Season snapshot
| Item | Detail |
|---|
| Races | 22 |
| Drivers' champion | Max Verstappen |
| Drivers' runner-up | Sergio Perez |
| Drivers' third place | Lewis Hamilton |
| Constructors' champion | Red Bull Racing Honda RBPT |
| Constructors' runner-up | Mercedes |
| Constructors' third place | Ferrari |
Championship podiums
Drivers
| Pos. | Driver | Team | Points |
|---|
| 1 | Max Verstappen | Red Bull Racing Honda RBPT | 575 |
| 2 | Sergio Perez | Red Bull Racing Honda RBPT | 285 |
| 3 | Lewis Hamilton | Mercedes | 234 |
Constructors
| Pos. | Team | Points |
|---|
| 1 | Red Bull Racing Honda RBPT | 860 |
| 2 | Mercedes | 409 |
| 3 | Ferrari | 406 |
Calendar and key rounds
- Bahrain opened the season with Verstappen on pole and a Red Bull one-two, which immediately set the pace gap for the year.
- Saudi Arabia repeated the pattern through Perez's pole-to-win weekend and confirmed that Red Bull's opening form was not a one-off.
- Qatar became the defining turning point when Verstappen sealed his third drivers' title in the Sprint.
- Las Vegas added a new race to the calendar and showed that Red Bull could control even a fresh street circuit package.

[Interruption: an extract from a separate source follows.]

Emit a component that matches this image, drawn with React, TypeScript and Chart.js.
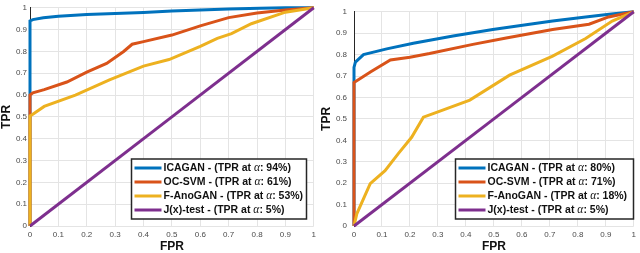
import React, { useEffect, useRef } from 'react';
import { Chart, registerables } from 'chart.js';
Chart.register(...registerables);

// ---------- data ----------
const SERIES_NAMES = ['ICAGAN', 'OC-SVM', 'F-AnoGAN', 'J(x)-test'];
const SERIES_COLORS = ['#0072BD', '#D95319', '#EDB120', '#7E2F8E'];
const AXIS_TICKS = [0, 0.1, 0.2, 0.3, 0.4, 0.5, 0.6, 0.7, 0.8, 0.9, 1];
const X_TITLE = 'FPR';
const Y_TITLE = 'TPR';

// left panel
const L_ICAGAN_FPR = [0, 0, 0.01, 0.047, 0.1, 0.2, 0.3, 0.4, 0.5, 0.6, 0.7, 0.81, 0.9, 1];
const L_ICAGAN_TPR = [0, 0.94, 0.946, 0.954, 0.961, 0.969, 0.974, 0.979, 0.985, 0.99, 0.994, 0.998, 1, 1];
const L_OCSVM_FPR = [0, 0, 0.01, 0.05, 0.13, 0.2, 0.27, 0.33, 0.36, 0.4, 0.5, 0.6, 0.7, 0.8, 0.9, 1];
const L_OCSVM_TPR = [0, 0.6, 0.61, 0.625, 0.66, 0.705, 0.745, 0.8, 0.833, 0.845, 0.875, 0.917, 0.955, 0.976, 0.99, 1];
const L_FANO_FPR = [0, 0, 0.01, 0.05, 0.16, 0.28, 0.4, 0.49, 0.6, 0.66, 0.71, 0.78, 0.9, 1];
const L_FANO_TPR = [0, 0.505, 0.512, 0.548, 0.6, 0.67, 0.733, 0.763, 0.823, 0.86, 0.882, 0.927, 0.98, 1];
const L_JX_FPR = [0, 0.5, 1];
const L_JX_TPR = [0, 0.5, 1];
const L_TPR_AT_ALPHA = [94, 61, 53, 5];

// right panel
const R_ICAGAN_FPR = [0, 0, 0.005, 0.034, 0.117, 0.212, 0.354, 0.496, 0.615, 0.71, 0.828, 0.92, 1];
const R_ICAGAN_TPR = [0, 0.74, 0.765, 0.8, 0.827, 0.853, 0.887, 0.917, 0.94, 0.957, 0.976, 0.99, 1];
const R_OCSVM_FPR = [0, 0, 0.06, 0.13, 0.2, 0.27, 0.425, 0.544, 0.71, 0.84, 0.91, 1];
const R_OCSVM_TPR = [0, 0.67, 0.72, 0.775, 0.788, 0.805, 0.848, 0.878, 0.917, 0.942, 0.976, 1];
const R_FANO_FPR = [0, 0.01, 0.058, 0.111, 0.159, 0.206, 0.248, 0.3, 0.414, 0.556, 0.71, 0.828, 0.923, 1];
const R_FANO_TPR = [0, 0.057, 0.198, 0.258, 0.339, 0.414, 0.508, 0.533, 0.588, 0.704, 0.793, 0.875, 0.957, 1];
const R_JX_FPR = [0, 0.5, 1];
const R_JX_TPR = [0, 0.5, 1];
const R_TPR_AT_ALPHA = [80, 71, 18, 5];

// ---------- helpers ----------
const zip = (xs: number[], ys: number[]) => xs.map((x, i) => ({ x, y: ys[i] }));
const fmt = (v: number) => String(Math.round(v * 10) / 10);

type PanelCfg = {
  series: { fpr: number[]; tpr: number[] }[];
  pct: number[];
  yAxisWidth: number;
  yTickPad: number;
  yTitleX: number;
  legend: { x: number; y: number; w: number; h: number };
};

function makePlugins(cfg: PanelCfg) {
  const annot = {
    id: 'annot',
    afterDatasetsDraw(chart: any) {
      const ctx = chart.ctx as CanvasRenderingContext2D;
      const ca = chart.chartArea;
      ctx.save();
      // axis titles
      ctx.fillStyle = '#111';
      ctx.font = 'bold 12px "Liberation Sans", Arial, sans-serif';
      ctx.textAlign = 'center';
      ctx.textBaseline = 'middle';
      ctx.fillText(X_TITLE, (ca.left + ca.right) / 2, 247);
      ctx.save();
      ctx.translate(cfg.yTitleX, (ca.top + ca.bottom) / 2);
      ctx.rotate(-Math.PI / 2);
      ctx.fillText(Y_TITLE, 0, 0);
      ctx.restore();

      // legend box
      const { x, y, w, h } = cfg.legend;
      ctx.fillStyle = '#ffffff';
      ctx.fillRect(x, y, w, h);
      ctx.strokeStyle = '#262626';
      ctx.lineWidth = 1.5;
      ctx.strokeRect(x, y, w, h);
      const rowH = 14;
      const firstY = y + (h - rowH * 3) / 2;
      SERIES_NAMES.forEach((name, i) => {
        const cy = firstY + i * rowH;
        ctx.strokeStyle = SERIES_COLORS[i];
        ctx.lineWidth = 3;
        ctx.beginPath();
        ctx.moveTo(x + 3, cy);
        ctx.lineTo(x + 30, cy);
        ctx.stroke();
        ctx.fillStyle = '#111';
        ctx.textAlign = 'left';
        ctx.textBaseline = 'middle';
        let tx = x + 32;
        const bold = 'bold 10.5px "Liberation Sans", Arial, sans-serif';
        const ital = 'italic 11.5px "Liberation Serif", "Times New Roman", serif';
        const a = `${name} - (TPR at `;
        ctx.font = bold;
        ctx.fillText(a, tx, cy);
        tx += ctx.measureText(a).width;
        ctx.font = ital;
        ctx.fillText('\u03b1', tx, cy);
        tx += ctx.measureText('\u03b1').width;
        ctx.font = bold;
        ctx.fillText(`: ${cfg.pct[i]}%)`, tx, cy);
      });
      ctx.restore();
    },
  };
  return [annot];
}

function makeConfig(cfg: PanelCfg): any {
  const datasets = cfg.series.map((s, i) => ({
    label: SERIES_NAMES[i],
    data: zip(s.fpr, s.tpr),
    borderColor: SERIES_COLORS[i],
    backgroundColor: SERIES_COLORS[i],
    borderWidth: 3,
    pointRadius: 0,
    tension: 0,
    fill: false,
    clip: 2,
    order: SERIES_NAMES.length - i,
  }));
  const tickFont = { size: 8, family: '"Liberation Sans", Arial, sans-serif' };
  return {
    type: 'line',
    data: { datasets },
    options: {
      animation: false,
      responsive: false,
      devicePixelRatio: 1,
      layout: { padding: { left: 0, right: 5, top: 2, bottom: 0 } },
      plugins: { legend: { display: false }, tooltip: { enabled: false } },
      scales: {
        x: {
          type: 'linear',
          min: 0,
          max: 1,
          afterBuildTicks: (s: any) => {
            s.ticks = AXIS_TICKS.map((v) => ({ value: v }));
          },
          ticks: { font: tickFont, color: '#4a4a4a', padding: 4, maxRotation: 0, autoSkip: false, callback: (v: number) => fmt(v) },
          grid: { color: '#e4e4e4', drawTicks: false, lineWidth: 1 },
          border: { display: false },
          afterFit: (s: any) => {
            s.height = 27;
          },
        },
        y: {
          type: 'linear',
          min: 0,
          max: 1,
          afterBuildTicks: (s: any) => {
            s.ticks = AXIS_TICKS.map((v) => ({ value: v }));
          },
          ticks: { font: tickFont, color: '#4a4a4a', padding: cfg.yTickPad, autoSkip: false, callback: (v: number) => fmt(v) },
          grid: { color: '#e4e4e4', drawTicks: false, lineWidth: 1 },
          border: { display: true, color: '#262626', width: 1 },
          afterFit: (s: any) => {
            s.width = cfg.yAxisWidth;
          },
        },
      },
    },
    plugins: makePlugins(cfg),
  };
}

const LEFT_PANEL: PanelCfg = {
  series: [
    { fpr: L_ICAGAN_FPR, tpr: L_ICAGAN_TPR },
    { fpr: L_OCSVM_FPR, tpr: L_OCSVM_TPR },
    { fpr: L_FANO_FPR, tpr: L_FANO_TPR },
    { fpr: L_JX_FPR, tpr: L_JX_TPR },
  ],
  pct: L_TPR_AT_ALPHA,
  yAxisWidth: 30,
  yTickPad: 3,
  yTitleX: 7,
  legend: { x: 131.5, y: 159, w: 175, h: 60 },
};

const RIGHT_PANEL: PanelCfg = {
  series: [
    { fpr: R_ICAGAN_FPR, tpr: R_ICAGAN_TPR },
    { fpr: R_OCSVM_FPR, tpr: R_OCSVM_TPR },
    { fpr: R_FANO_FPR, tpr: R_FANO_TPR },
    { fpr: R_JX_FPR, tpr: R_JX_TPR },
  ],
  pct: R_TPR_AT_ALPHA,
  yAxisWidth: 34,
  yTickPad: 7,
  yTitleX: 7,
  legend: { x: 135.5, y: 159, w: 178, h: 60 },
};

function Panel({ cfg }: { cfg: PanelCfg }) {
  const ref = useRef<HTMLCanvasElement>(null);
  useEffect(() => {
    if (!ref.current) return;
    const chart = new Chart(ref.current, makeConfig(cfg));
    return () => chart.destroy();
  }, [cfg]);
  return <canvas ref={ref} width={320} height={253} style={{ display: 'block', width: 320, height: 253 }} />;
}

export default function App() {
  return (
    <div style={{ position: 'fixed', left: 0, top: 0, width: 640, height: 253, display: 'flex', background: '#fff' }}>
      <Panel cfg={LEFT_PANEL} />
      <Panel cfg={RIGHT_PANEL} />
    </div>
  );
}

Technical and sporting mainline
The season closed the first phase of the current ground-effect era. Red Bull's aero efficiency, tyre usage, and race pace set the benchmark, while Ferrari, McLaren, Aston Martin, and Mercedes kept trading places behind them as upgrade timing and tyre behaviour shaped the midfield and podium fight.
Historical significance
Red Bull won 21 of the 22 races, and Verstappen's 575-point season turned 2023 into one of the most dominant campaigns in Formula 1 history. The title fight was effectively decided early, but the race for the positions behind Red Bull still gave the year a clear competitive arc.